Working from the top of the listing below, retype each line through the line containing "horizon_deg = 6.0", both included, with no pictures.

→ **SOURCE DATA**
>>>>>

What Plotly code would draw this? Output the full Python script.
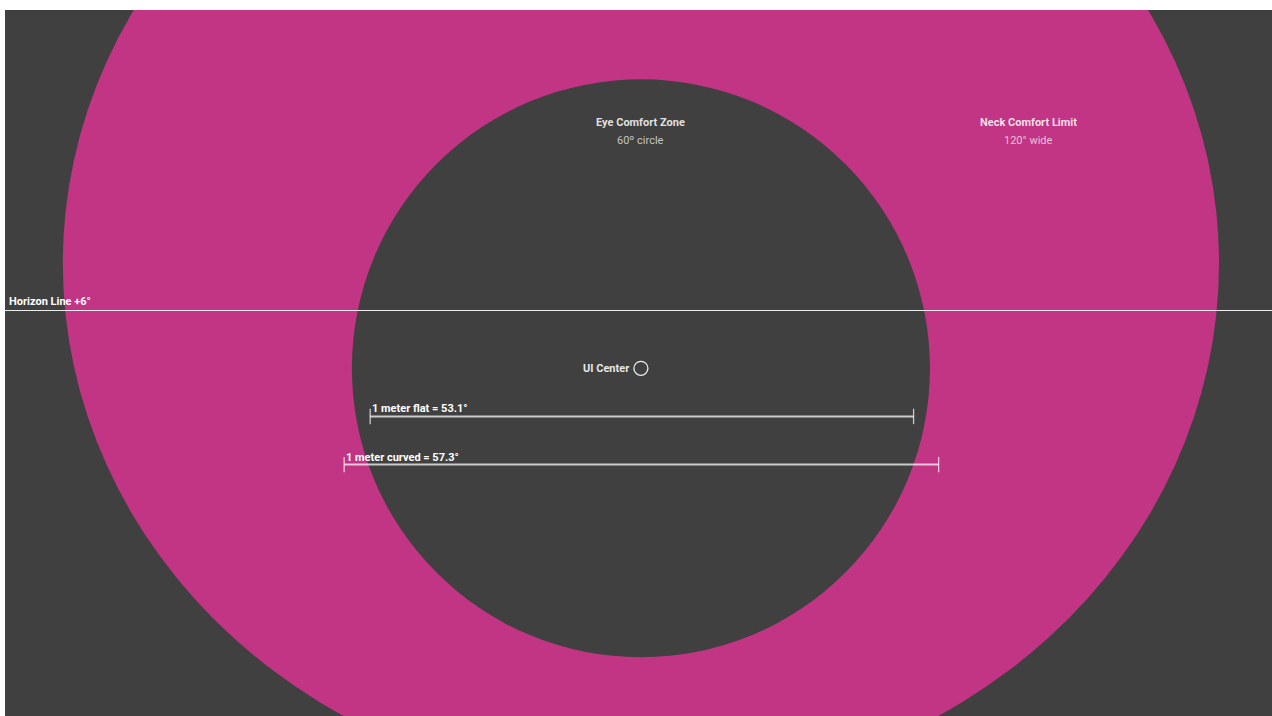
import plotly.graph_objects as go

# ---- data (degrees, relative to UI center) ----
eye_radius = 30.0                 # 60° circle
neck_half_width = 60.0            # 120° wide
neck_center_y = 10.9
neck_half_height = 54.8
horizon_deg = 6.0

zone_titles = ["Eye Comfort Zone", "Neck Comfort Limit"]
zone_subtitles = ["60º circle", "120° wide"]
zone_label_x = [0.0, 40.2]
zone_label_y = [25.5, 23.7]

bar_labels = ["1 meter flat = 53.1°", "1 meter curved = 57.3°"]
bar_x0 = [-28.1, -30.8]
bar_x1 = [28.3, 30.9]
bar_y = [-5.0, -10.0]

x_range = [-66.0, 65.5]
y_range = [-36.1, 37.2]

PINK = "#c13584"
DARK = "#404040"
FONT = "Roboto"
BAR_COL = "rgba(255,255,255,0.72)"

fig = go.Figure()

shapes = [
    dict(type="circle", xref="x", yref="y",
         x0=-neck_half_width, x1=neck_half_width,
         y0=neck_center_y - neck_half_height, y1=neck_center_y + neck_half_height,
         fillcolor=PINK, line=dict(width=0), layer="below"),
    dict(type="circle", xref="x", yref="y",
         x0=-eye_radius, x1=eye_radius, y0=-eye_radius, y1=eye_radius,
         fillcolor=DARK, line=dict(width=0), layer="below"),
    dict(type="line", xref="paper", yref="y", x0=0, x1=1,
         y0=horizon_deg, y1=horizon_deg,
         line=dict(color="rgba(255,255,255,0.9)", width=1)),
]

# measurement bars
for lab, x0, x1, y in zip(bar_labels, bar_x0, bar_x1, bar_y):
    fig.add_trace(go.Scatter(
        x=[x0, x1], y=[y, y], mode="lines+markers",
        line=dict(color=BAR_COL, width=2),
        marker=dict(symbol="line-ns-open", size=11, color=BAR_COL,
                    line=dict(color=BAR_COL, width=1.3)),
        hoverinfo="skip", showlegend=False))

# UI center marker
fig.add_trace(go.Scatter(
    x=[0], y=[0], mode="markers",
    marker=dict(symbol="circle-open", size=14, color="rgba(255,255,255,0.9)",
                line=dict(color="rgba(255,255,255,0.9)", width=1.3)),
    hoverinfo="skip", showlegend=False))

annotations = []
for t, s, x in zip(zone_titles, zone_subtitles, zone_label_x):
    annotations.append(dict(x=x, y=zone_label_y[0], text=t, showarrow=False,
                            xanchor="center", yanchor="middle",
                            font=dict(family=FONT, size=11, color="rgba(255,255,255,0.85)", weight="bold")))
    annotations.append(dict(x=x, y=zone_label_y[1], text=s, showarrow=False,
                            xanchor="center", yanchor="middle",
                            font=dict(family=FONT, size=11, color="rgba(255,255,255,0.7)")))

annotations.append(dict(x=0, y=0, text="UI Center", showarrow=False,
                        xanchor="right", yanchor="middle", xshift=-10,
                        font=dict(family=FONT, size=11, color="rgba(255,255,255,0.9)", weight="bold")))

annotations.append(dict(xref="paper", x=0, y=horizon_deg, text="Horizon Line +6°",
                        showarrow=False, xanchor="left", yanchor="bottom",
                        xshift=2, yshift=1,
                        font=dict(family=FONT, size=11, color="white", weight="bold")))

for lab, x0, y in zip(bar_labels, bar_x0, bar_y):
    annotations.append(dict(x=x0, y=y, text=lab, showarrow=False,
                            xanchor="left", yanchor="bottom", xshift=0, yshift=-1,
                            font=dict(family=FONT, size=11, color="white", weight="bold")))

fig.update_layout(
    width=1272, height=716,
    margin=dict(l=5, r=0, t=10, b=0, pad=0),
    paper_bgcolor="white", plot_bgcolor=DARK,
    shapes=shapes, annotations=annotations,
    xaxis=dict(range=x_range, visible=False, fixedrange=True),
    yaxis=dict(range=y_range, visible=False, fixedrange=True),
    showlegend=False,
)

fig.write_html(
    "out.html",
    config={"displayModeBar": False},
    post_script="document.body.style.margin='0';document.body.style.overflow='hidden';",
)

<<<<<

→ **RESULT OF THE EXERCISE**
What Plotly code would draw this? Output the full Python script.
import plotly.graph_objects as go

# ---- data (degrees, relative to UI center) ----
eye_radius = 30.0                 # 60° circle
neck_half_width = 60.0            # 120° wide
neck_center_y = 10.9
neck_half_height = 54.8
horizon_deg = 6.0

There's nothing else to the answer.